**The request:** Without including any images, repeat the data exactly.

**Information provided:**
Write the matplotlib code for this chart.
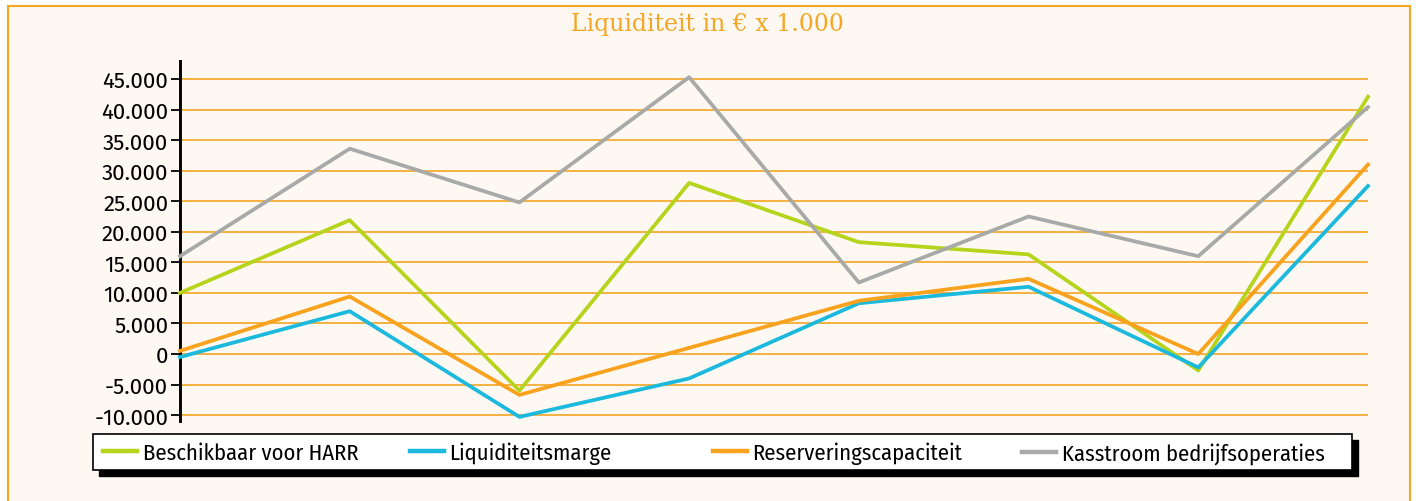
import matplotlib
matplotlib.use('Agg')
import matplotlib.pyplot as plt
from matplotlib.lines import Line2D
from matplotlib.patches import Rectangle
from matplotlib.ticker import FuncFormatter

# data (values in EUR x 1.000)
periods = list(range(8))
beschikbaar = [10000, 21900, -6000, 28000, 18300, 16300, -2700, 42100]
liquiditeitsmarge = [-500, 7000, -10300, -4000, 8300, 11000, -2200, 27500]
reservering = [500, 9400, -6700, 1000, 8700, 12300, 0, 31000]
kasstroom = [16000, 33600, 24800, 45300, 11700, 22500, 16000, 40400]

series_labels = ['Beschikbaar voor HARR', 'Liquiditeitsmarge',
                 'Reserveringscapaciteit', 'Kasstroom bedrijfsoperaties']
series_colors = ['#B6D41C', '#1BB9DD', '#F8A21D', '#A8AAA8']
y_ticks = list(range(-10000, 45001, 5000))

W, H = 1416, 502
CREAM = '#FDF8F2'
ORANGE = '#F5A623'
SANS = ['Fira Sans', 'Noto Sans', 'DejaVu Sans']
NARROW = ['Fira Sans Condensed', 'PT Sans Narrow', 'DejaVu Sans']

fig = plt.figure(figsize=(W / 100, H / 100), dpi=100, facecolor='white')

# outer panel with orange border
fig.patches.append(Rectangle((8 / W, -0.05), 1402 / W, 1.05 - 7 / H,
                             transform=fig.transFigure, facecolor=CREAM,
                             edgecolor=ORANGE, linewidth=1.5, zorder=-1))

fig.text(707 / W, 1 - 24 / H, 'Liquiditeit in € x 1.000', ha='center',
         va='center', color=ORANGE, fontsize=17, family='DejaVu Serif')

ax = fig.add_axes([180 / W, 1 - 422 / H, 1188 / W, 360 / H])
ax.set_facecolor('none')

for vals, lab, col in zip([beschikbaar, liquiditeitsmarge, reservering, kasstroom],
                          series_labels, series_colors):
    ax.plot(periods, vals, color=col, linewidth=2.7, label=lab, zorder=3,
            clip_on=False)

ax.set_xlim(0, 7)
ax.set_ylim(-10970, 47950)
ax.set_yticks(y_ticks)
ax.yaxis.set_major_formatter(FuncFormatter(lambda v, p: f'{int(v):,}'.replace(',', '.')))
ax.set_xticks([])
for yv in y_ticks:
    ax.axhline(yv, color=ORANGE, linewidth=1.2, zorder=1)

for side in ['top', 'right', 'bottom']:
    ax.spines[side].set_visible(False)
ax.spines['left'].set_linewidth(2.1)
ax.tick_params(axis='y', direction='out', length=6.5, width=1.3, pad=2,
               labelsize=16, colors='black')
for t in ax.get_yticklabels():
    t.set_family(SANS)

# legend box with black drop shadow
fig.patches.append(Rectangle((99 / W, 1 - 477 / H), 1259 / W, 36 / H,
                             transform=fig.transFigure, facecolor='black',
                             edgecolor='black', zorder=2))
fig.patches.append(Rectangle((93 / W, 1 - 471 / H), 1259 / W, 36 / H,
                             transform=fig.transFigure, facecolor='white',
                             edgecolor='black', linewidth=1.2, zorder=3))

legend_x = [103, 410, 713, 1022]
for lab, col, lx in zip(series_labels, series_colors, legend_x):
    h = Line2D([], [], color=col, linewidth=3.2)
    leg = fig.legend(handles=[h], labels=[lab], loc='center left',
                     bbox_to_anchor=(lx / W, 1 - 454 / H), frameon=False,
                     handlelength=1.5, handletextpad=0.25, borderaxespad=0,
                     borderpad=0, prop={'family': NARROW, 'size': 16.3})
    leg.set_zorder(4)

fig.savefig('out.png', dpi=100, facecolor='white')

**Task answer:**
Write the matplotlib code for this chart.
import matplotlib
matplotlib.use('Agg')
import matplotlib.pyplot as plt
from matplotlib.lines import Line2D
from matplotlib.patches import Rectangle
from matplotlib.ticker import FuncFormatter

# data (values in EUR x 1.000)
periods = list(range(8))
beschikbaar = [10000, 21900, -6000, 28000, 18300, 16300, -2700, 42100]
liquiditeitsmarge = [-500, 7000, -10300, -4000, 8300, 11000, -2200, 27500]
reservering = [500, 9400, -6700, 1000, 8700, 12300, 0, 31000]
kasstroom = [16000, 33600, 24800, 45300, 11700, 22500, 16000, 40400]

series_labels = ['Beschikbaar voor HARR', 'Liquiditeitsmarge',
                 'Reserveringscapaciteit', 'Kasstroom bedrijfsoperaties']
series_colors = ['#B6D41C', '#1BB9DD', '#F8A21D', '#A8AAA8']
y_ticks = list(range(-10000, 45001, 5000))

W, H = 1416, 502
CREAM = '#FDF8F2'
ORANGE = '#F5A623'
SANS = ['Fira Sans', 'Noto Sans', 'DejaVu Sans']
NARROW = ['Fira Sans Condensed', 'PT Sans Narrow', 'DejaVu Sans']

fig = plt.figure(figsize=(W / 100, H / 100), dpi=100, facecolor='white')

# outer panel with orange border
fig.patches.append(Rectangle((8 / W, -0.05), 1402 / W, 1.05 - 7 / H,
                             transform=fig.transFigure, facecolor=CREAM,
                             edgecolor=ORANGE, linewidth=1.5, zorder=-1))

fig.text(707 / W, 1 - 24 / H, 'Liquiditeit in € x 1.000', ha='center',
         va='center', color=ORANGE, fontsize=17, family='DejaVu Serif')

ax = fig.add_axes([180 / W, 1 - 422 / H, 1188 / W, 360 / H])
ax.set_facecolor('none')

for vals, lab, col in zip([beschikbaar, liquiditeitsmarge, reservering, kasstroom],
                          series_labels, series_colors):
    ax.plot(periods, vals, color=col, linewidth=2.7, label=lab, zorder=3,
            clip_on=False)

ax.set_xlim(0, 7)
ax.set_ylim(-10970, 47950)
ax.set_yticks(y_ticks)
ax.yaxis.set_major_formatter(FuncFormatter(lambda v, p: f'{int(v):,}'.replace(',', '.')))
ax.set_xticks([])
for yv in y_ticks:
    ax.axhline(yv, color=ORANGE, linewidth=1.2, zorder=1)

for side in ['top', 'right', 'bottom']:
    ax.spines[side].set_visible(False)
ax.spines['left'].set_linewidth(2.1)
ax.tick_params(axis='y', direction='out', length=6.5, width=1.3, pad=2,
               labelsize=16, colors='black')
for t in ax.get_yticklabels():
    t.set_family(SANS)

# legend box with black drop shadow
fig.patches.append(Rectangle((99 / W, 1 - 477 / H), 1259 / W, 36 / H,
                             transform=fig.transFigure, facecolor='black',
                             edgecolor='black', zorder=2))
fig.patches.append(Rectangle((93 / W, 1 - 471 / H), 1259 / W, 36 / H,
                             transform=fig.transFigure, facecolor='white',
                             edgecolor='black', linewidth=1.2, zorder=3))

legend_x = [103, 410, 713, 1022]
for lab, col, lx in zip(series_labels, series_colors, legend_x):
    h = Line2D([], [], color=col, linewidth=3.2)
    leg = fig.legend(handles=[h], labels=[lab], loc='center left',
                     bbox_to_anchor=(lx / W, 1 - 454 / H), frameon=False,
                     handlelength=1.5, handletextpad=0.25, borderaxespad=0,
                     borderpad=0, prop={'family': NARROW, 'size': 16.3})
    leg.set_zorder(4)

fig.savefig('out.png', dpi=100, facecolor='white')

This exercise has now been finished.